THIS JUST IN: Storm Damages Tomato Crop in Southeast Texas
We have our own Hurricane Katrina - an 8-pound tortoiseshell cat with a big appetite and a bigger attitude.
We started our tomato seeds in flats a few weeks ago and have kept them indoors to provide a warm, even temperature for germination. Because we have indoor cats and know that cats like to dig, we covered the flat with a clear plastic dome and placed it on a countertop in the kitchen. We were so excited when most of the seeds sprouted in less than a week. "Remember how low the germination rate was last year?" we remarked. "Look at how healthy and strong they are!" we gushed.

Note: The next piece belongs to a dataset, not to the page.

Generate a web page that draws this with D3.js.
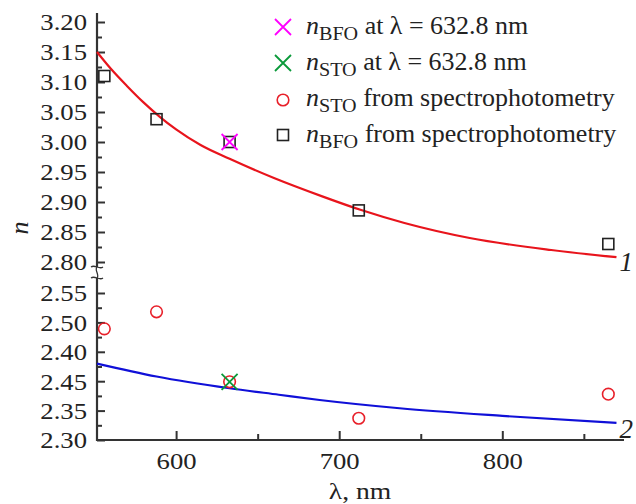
<!DOCTYPE html>
<html>
<head>
<meta charset="utf-8">
<title>n vs lambda</title>
<script src="https://cdn.jsdelivr.net/npm/d3@7"></script>
<style>
  body { margin: 0; background: #fff; }
  text { font-family: "Liberation Serif", "Times New Roman", "DejaVu Serif", serif; fill: #222; }
</style>
</head>
<body>
<svg id="chart" width="636" height="504"></svg>
<script>
var serif = "'Liberation Serif', 'Times New Roman', 'DejaVu Serif', serif";

// fitted curves
var curve1Lam = [551.5, 560, 570, 580, 590, 600, 615, 632.8, 660, 690, 713, 740, 780, 830, 870];
var curve1N   = [3.150, 3.122, 3.093, 3.066, 3.042, 3.021, 2.995, 2.972, 2.940, 2.909, 2.887, 2.865, 2.840, 2.820, 2.808];
var curve2Lam = [551.5, 588, 632.8, 663, 688, 737, 800, 870];
var curve2N   = [2.430, 2.408, 2.388, 2.377, 2.368, 2.354, 2.341, 2.329];

// measured points
var bfoLam = [556, 588, 632.8, 712, 865];
var bfoN   = [3.11, 3.038, 3.00, 2.886, 2.83];
var stoLam = [556, 588, 632.8, 712, 865];
var stoN   = [2.489, 2.518, 2.399, 2.337, 2.378];
var bfoLaser = [[632.8, 3.00]];
var stoLaser = [[632.8, 2.399]];

// ticks
var xTicks = [600, 700, 800];
var xMinor = [650, 750, 850];
var xTickLabels = ["600", "700", "800"];
var upTicks = [2.80, 2.85, 2.90, 2.95, 3.00, 3.05, 3.10, 3.15, 3.20];
var upLabels = ["2.80", "2.85", "2.90", "2.95", "3.00", "3.05", "3.10", "3.15", "3.20"];
var loTicks = [2.30, 2.35, 2.40, 2.45, 2.50, 2.55];
var loLabels = ["2.30", "2.35", "2.45", "2.40", "2.50", "2.55"];

var svg = d3.select("#chart");
var axisColor = "#333";
var sx = 1.16;   // glyphs in the figure are a bit wider than plain Times

var x = d3.scaleLinear().domain([551.5, 874]).range([97, 623]);
var yUp = d3.scaleLinear().domain([2.80, 3.20]).range([262, 22]);
var yLo = d3.scaleLinear().domain([2.30, 2.55]).range([440, 293]);

function minorOf(t) {
  var m = [];
  for (var i = 0; i < t.length - 1; i++) m.push((t[i] + t[i + 1]) / 2);
  return m;
}

function stretch(sel) {
  sel.each(function () {
    var t = d3.select(this);
    var x0 = +t.attr("x") || 0;
    t.attr("x", x0 / sx).attr("transform", "scale(" + sx + ",1)");
  });
}

// y axes (ticks inside)
function yAxis(scale, ticks, labels) {
  var g = svg.append("g").attr("transform", "translate(97,0)");
  g.call(d3.axisLeft(scale).tickValues(ticks)
      .tickFormat(function (d, i) { return labels[i]; })
      .tickSizeInner(-8).tickSizeOuter(0).tickPadding(10));
  g.append("g").call(d3.axisLeft(scale).tickValues(minorOf(ticks))
      .tickFormat("").tickSizeInner(-5).tickSizeOuter(0));
  g.selectAll(".domain").remove();
  g.selectAll("line").attr("stroke", axisColor).attr("stroke-width", 2);
  g.selectAll("text").attr("font-size", 23).attr("fill", "#222").attr("font-family", serif)
    .attr("dy", "0.34em").call(stretch);
  return g;
}
yAxis(yUp, upTicks, upLabels);
yAxis(yLo, loTicks, loLabels);

// x axis
var gx = svg.append("g").attr("transform", "translate(0,440)");
gx.call(d3.axisBottom(x).tickValues(xTicks)
    .tickFormat(function (d, i) { return xTickLabels[i]; })
    .tickSizeInner(-9).tickSizeOuter(0).tickPadding(13));
gx.append("g").call(d3.axisBottom(x).tickValues(xMinor).tickFormat("")
    .tickSizeInner(-6).tickSizeOuter(0));
gx.selectAll(".domain").remove();
gx.selectAll("line").attr("stroke", axisColor).attr("stroke-width", 2);
gx.selectAll("text").attr("font-size", 23).attr("fill", "#222").attr("font-family", serif)
  .call(stretch);

// axis lines with break
svg.append("line").attr("x1", 97).attr("x2", 97).attr("y1", 13).attr("y2", 267)
  .attr("stroke", axisColor).attr("stroke-width", 2.2);
svg.append("line").attr("x1", 97).attr("x2", 97).attr("y1", 278).attr("y2", 441)
  .attr("stroke", axisColor).attr("stroke-width", 2.2);
svg.append("line").attr("x1", 96).attr("x2", 624).attr("y1", 440).attr("y2", 440)
  .attr("stroke", axisColor).attr("stroke-width", 2.2);
svg.append("path").attr("d", "M91,267 C95,264 99,270 103,267 M91,278 C95,275 99,281 103,278")
  .attr("fill", "none").attr("stroke", axisColor).attr("stroke-width", 1.3);
svg.append("path").attr("d", "M97,267 C94,270 100,275 97,278")
  .attr("fill", "none").attr("stroke", axisColor).attr("stroke-width", 1.3);

// curves
var line1 = d3.line().x(function (d, i) { return x(curve1Lam[i]); })
  .y(function (d) { return yUp(d); }).curve(d3.curveMonotoneX);
var line2 = d3.line().x(function (d, i) { return x(curve2Lam[i]); })
  .y(function (d) { return yLo(d); }).curve(d3.curveMonotoneX);
svg.append("path").datum(curve1N).attr("d", line1)
  .attr("fill", "none").attr("stroke", "#e8141c").attr("stroke-width", 2.2);
svg.append("path").datum(curve2N).attr("d", line2)
  .attr("fill", "none").attr("stroke", "#1010d8").attr("stroke-width", 2.2);

svg.append("text").attr("x", x(870) + 3).attr("y", yUp(2.808) + 14)
  .attr("font-family", serif).attr("font-size", 27).attr("font-style", "italic").text("1");
svg.append("text").attr("x", x(870) + 3).attr("y", yLo(2.329) + 15)
  .attr("font-family", serif).attr("font-size", 27).attr("font-style", "italic").text("2");

// markers
function square(g, cx, cy) {
  g.append("rect").attr("x", cx - 5.5).attr("y", cy - 5.5).attr("width", 11).attr("height", 11)
    .attr("fill", "none").attr("stroke", "#222").attr("stroke-width", 1.6);
}
function circle(g, cx, cy) {
  g.append("circle").attr("cx", cx).attr("cy", cy).attr("r", 5.8)
    .attr("fill", "none").attr("stroke", "#e8202a").attr("stroke-width", 1.6);
}
function cross(g, cx, cy, col) {
  g.append("path").attr("d", "M" + (cx - 8) + "," + (cy - 8) + "L" + (cx + 8) + "," + (cy + 8) +
      "M" + (cx - 8) + "," + (cy + 8) + "L" + (cx + 8) + "," + (cy - 8))
    .attr("stroke", col).attr("stroke-width", 1.8).attr("fill", "none");
}
var gm = svg.append("g");
bfoN.forEach(function (d, i) { square(gm, x(bfoLam[i]), yUp(d)); });
stoN.forEach(function (d, i) { circle(gm, x(stoLam[i]), yLo(d)); });
bfoLaser.forEach(function (d) { cross(gm, x(d[0]), yUp(d[1]), "#ff00ff"); });
stoLaser.forEach(function (d) { cross(gm, x(d[0]), yLo(d[1]), "#0a9a3a"); });

// legend
var legend = [
  { sub: "BFO", rest: " at \u03bb = 632.8 nm", kind: "x", col: "#ff00ff" },
  { sub: "STO", rest: " at \u03bb = 632.8 nm", kind: "x", col: "#0a9a3a" },
  { sub: "STO", rest: " from spectrophotometry", kind: "o" },
  { sub: "BFO", rest: " from spectrophotometry", kind: "s" }
];
legend.forEach(function (d, i) {
  var cy = 27 + i * 36;
  if (d.kind === "x") cross(svg, 283, cy, d.col);
  else if (d.kind === "o") circle(svg, 283, cy + 1);
  else square(svg, 283, cy);
  var t = svg.append("text")
    .attr("transform", "translate(306," + (cy + 7) + ") scale(1.06,1)")
    .attr("font-family", serif).attr("font-size", 24.5);
  t.append("tspan").attr("font-style", "italic").text("n");
  t.append("tspan").attr("dy", 6).attr("font-size", 19).text(d.sub);
  t.append("tspan").attr("dy", -6).text(d.rest);
});

// axis titles
svg.append("text").attr("transform", "translate(28,228) rotate(-90)")
  .attr("text-anchor", "middle").attr("font-family", serif).attr("font-size", 26)
  .attr("font-style", "italic").text("n");
svg.append("text").attr("transform", "translate(360,499) scale(1.15,1)")
  .attr("text-anchor", "middle")
  .attr("font-family", serif).attr("font-size", 24).text("\u03bb, nm");
</script>
</body>
</html>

Then one of us, who shall remain nameless, decided that the seedlings needed some "air", removed the plastic dome, and went out to get the mail from the mailbox. The errand took three minutes, tops, probably less. Said person returned to the house to find Katrina on the countertop having a snack. She is nothing if not efficient. In that short time, she had jumped up on the countertop, found the seed tray, determined that it contained something tasty, and neatly removed the tops of four of our precious little seedlings. She must have been in the process of eating a fifth when she was interrupted by the door opening: the little plant had been yanked out of the soil and left for dead.
Exhibit A below shows one of the casualties. Note the sad little leaf on the soil surface to the left of the beheaded stalk.
What was she thinking that fateful afternoon? Was she jealous of the attention we had been showering on these immobile interlopers? Did she feel a need to remind us of her Alpha Female status? Or was she just hankering for something fresh and green? We will never know.
Damage repair commenced immediately. Replacement seeds have since sprouted. Security was stepped up to prevent future incidents (i.e. that plastic dome is glued on until we move it outside!).